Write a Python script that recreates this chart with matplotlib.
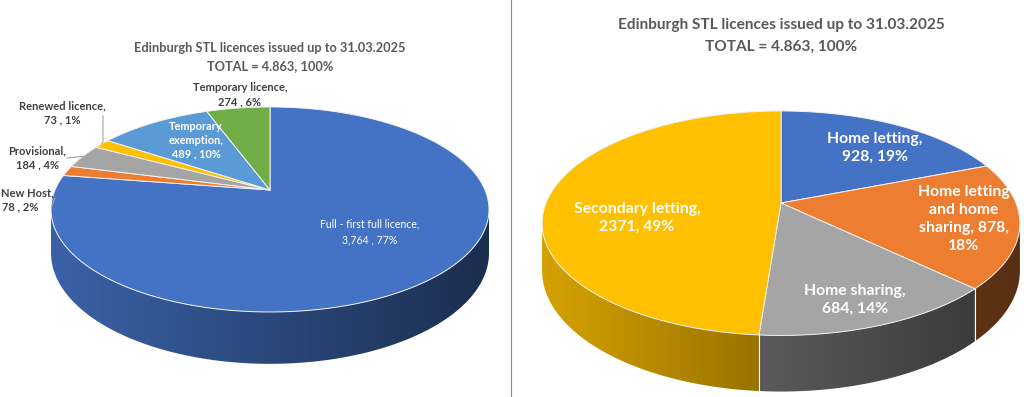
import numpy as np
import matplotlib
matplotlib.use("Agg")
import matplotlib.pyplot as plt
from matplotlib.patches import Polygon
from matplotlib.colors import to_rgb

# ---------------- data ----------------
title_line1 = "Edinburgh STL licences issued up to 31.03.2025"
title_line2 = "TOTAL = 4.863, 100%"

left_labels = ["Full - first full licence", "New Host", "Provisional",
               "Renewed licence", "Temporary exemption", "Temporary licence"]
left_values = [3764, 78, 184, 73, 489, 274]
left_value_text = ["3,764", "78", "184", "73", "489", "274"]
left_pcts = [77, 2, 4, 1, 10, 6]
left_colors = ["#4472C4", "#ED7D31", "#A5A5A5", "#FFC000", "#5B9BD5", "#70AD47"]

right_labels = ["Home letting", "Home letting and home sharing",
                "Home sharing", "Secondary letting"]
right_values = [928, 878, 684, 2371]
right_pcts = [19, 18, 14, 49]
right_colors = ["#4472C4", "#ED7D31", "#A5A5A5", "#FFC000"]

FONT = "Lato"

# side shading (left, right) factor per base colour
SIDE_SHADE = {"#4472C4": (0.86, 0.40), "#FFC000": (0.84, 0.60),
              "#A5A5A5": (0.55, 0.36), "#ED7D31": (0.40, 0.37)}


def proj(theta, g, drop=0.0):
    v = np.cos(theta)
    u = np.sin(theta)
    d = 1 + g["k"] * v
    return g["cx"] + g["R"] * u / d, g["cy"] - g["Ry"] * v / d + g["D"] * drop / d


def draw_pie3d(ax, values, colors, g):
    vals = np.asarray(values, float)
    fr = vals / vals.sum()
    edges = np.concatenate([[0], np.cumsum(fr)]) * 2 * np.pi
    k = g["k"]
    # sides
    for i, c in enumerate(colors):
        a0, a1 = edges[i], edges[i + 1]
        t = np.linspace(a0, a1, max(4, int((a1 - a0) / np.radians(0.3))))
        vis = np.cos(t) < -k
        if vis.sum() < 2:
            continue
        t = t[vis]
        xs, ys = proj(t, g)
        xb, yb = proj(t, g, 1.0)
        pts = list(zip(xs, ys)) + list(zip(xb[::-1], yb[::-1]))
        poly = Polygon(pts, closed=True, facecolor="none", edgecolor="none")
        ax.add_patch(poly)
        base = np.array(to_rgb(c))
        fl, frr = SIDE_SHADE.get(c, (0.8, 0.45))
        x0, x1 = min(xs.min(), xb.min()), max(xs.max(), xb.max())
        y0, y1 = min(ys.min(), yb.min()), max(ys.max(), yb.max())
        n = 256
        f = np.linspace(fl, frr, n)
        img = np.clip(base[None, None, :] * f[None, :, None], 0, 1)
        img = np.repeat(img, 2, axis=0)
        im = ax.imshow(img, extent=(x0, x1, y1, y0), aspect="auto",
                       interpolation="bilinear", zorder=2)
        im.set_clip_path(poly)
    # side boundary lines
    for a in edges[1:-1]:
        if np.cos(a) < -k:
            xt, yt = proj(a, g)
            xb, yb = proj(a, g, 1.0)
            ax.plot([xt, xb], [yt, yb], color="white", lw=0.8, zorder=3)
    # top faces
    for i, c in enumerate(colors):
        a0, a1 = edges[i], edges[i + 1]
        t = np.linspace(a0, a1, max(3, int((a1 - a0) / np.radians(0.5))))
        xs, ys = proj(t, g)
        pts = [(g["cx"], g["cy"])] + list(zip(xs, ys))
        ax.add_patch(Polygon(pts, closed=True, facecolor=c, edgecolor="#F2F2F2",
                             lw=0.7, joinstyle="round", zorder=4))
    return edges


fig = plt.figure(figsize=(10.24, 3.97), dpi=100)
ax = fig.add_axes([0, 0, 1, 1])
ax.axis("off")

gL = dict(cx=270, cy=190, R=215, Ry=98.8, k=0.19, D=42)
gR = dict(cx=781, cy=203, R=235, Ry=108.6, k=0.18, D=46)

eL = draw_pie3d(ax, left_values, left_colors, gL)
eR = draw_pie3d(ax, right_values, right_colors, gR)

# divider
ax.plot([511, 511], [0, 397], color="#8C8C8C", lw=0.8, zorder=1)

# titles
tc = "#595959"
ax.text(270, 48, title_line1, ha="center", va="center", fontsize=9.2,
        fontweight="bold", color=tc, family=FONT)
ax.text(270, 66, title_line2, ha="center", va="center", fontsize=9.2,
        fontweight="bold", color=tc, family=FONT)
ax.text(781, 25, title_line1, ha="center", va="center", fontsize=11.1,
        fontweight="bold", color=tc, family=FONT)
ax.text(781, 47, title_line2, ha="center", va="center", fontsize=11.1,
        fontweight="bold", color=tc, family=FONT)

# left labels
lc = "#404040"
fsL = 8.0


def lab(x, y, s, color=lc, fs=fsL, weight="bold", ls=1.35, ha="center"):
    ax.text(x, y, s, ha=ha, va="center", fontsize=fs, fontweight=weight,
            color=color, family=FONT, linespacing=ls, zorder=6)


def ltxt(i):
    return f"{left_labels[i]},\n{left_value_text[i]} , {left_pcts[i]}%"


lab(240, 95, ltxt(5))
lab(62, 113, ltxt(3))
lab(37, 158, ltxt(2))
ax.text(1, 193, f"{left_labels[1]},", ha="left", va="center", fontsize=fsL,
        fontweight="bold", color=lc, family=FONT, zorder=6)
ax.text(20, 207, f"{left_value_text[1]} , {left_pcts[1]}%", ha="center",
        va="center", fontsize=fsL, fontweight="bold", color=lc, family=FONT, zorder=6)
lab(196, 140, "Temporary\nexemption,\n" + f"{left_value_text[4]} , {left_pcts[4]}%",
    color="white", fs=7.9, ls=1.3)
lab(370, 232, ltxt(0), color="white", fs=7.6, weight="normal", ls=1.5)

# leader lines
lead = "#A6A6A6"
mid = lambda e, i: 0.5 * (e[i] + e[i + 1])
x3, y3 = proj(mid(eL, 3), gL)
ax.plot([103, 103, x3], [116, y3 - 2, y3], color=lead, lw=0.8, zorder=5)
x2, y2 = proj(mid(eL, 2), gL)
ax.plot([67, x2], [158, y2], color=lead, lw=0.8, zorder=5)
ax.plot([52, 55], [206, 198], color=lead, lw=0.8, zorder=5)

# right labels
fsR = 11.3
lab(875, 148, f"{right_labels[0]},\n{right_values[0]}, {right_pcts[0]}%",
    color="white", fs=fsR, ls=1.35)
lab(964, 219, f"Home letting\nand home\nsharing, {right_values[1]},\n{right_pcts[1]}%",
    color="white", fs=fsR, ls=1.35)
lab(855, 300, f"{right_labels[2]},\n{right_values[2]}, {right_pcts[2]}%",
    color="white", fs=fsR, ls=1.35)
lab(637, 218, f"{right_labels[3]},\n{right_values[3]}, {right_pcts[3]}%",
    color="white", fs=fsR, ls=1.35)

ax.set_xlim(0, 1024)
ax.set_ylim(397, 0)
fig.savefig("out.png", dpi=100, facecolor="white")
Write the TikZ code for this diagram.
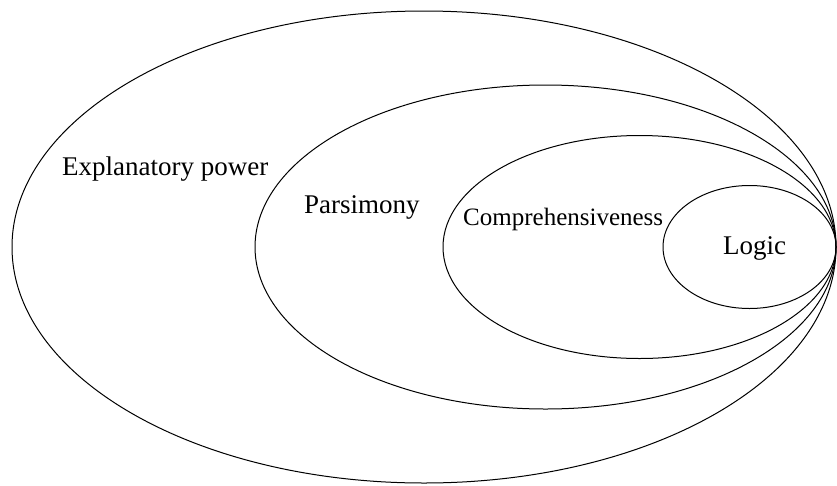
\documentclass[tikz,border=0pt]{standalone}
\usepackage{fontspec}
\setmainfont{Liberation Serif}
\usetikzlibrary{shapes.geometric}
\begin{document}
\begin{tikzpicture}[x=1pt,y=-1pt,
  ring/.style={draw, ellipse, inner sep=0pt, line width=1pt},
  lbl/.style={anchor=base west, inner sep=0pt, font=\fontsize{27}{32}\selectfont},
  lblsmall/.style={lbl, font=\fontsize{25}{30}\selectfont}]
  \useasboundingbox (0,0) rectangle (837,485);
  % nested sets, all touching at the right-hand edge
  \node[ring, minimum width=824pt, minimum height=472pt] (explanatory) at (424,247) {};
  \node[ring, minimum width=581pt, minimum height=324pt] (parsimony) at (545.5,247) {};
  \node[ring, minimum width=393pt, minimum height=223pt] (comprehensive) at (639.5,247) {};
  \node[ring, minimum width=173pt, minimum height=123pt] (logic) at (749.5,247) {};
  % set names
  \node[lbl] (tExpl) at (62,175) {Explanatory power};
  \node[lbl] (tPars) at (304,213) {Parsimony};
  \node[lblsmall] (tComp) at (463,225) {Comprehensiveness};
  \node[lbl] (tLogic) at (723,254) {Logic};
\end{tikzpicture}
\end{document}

· · · · ·

_Brief_
Leave out all pictures and retype precisely the lines that run from the line containing "Write the TikZ code for this diagram." to the last line of the records.

_Solution to this exercise_
Write the TikZ code for this diagram.
\documentclass[tikz,border=0pt]{standalone}
\usepackage{fontspec}
\setmainfont{Liberation Serif}
\usetikzlibrary{shapes.geometric}
\begin{document}
\begin{tikzpicture}[x=1pt,y=-1pt,
  ring/.style={draw, ellipse, inner sep=0pt, line width=1pt},
  lbl/.style={anchor=base west, inner sep=0pt, font=\fontsize{27}{32}\selectfont},
  lblsmall/.style={lbl, font=\fontsize{25}{30}\selectfont}]
  \useasboundingbox (0,0) rectangle (837,485);
  % nested sets, all touching at the right-hand edge
  \node[ring, minimum width=824pt, minimum height=472pt] (explanatory) at (424,247) {};
  \node[ring, minimum width=581pt, minimum height=324pt] (parsimony) at (545.5,247) {};
  \node[ring, minimum width=393pt, minimum height=223pt] (comprehensive) at (639.5,247) {};
  \node[ring, minimum width=173pt, minimum height=123pt] (logic) at (749.5,247) {};
  % set names
  \node[lbl] (tExpl) at (62,175) {Explanatory power};
  \node[lbl] (tPars) at (304,213) {Parsimony};
  \node[lblsmall] (tComp) at (463,225) {Comprehensiveness};
  \node[lbl] (tLogic) at (723,254) {Logic};
\end{tikzpicture}
\end{document}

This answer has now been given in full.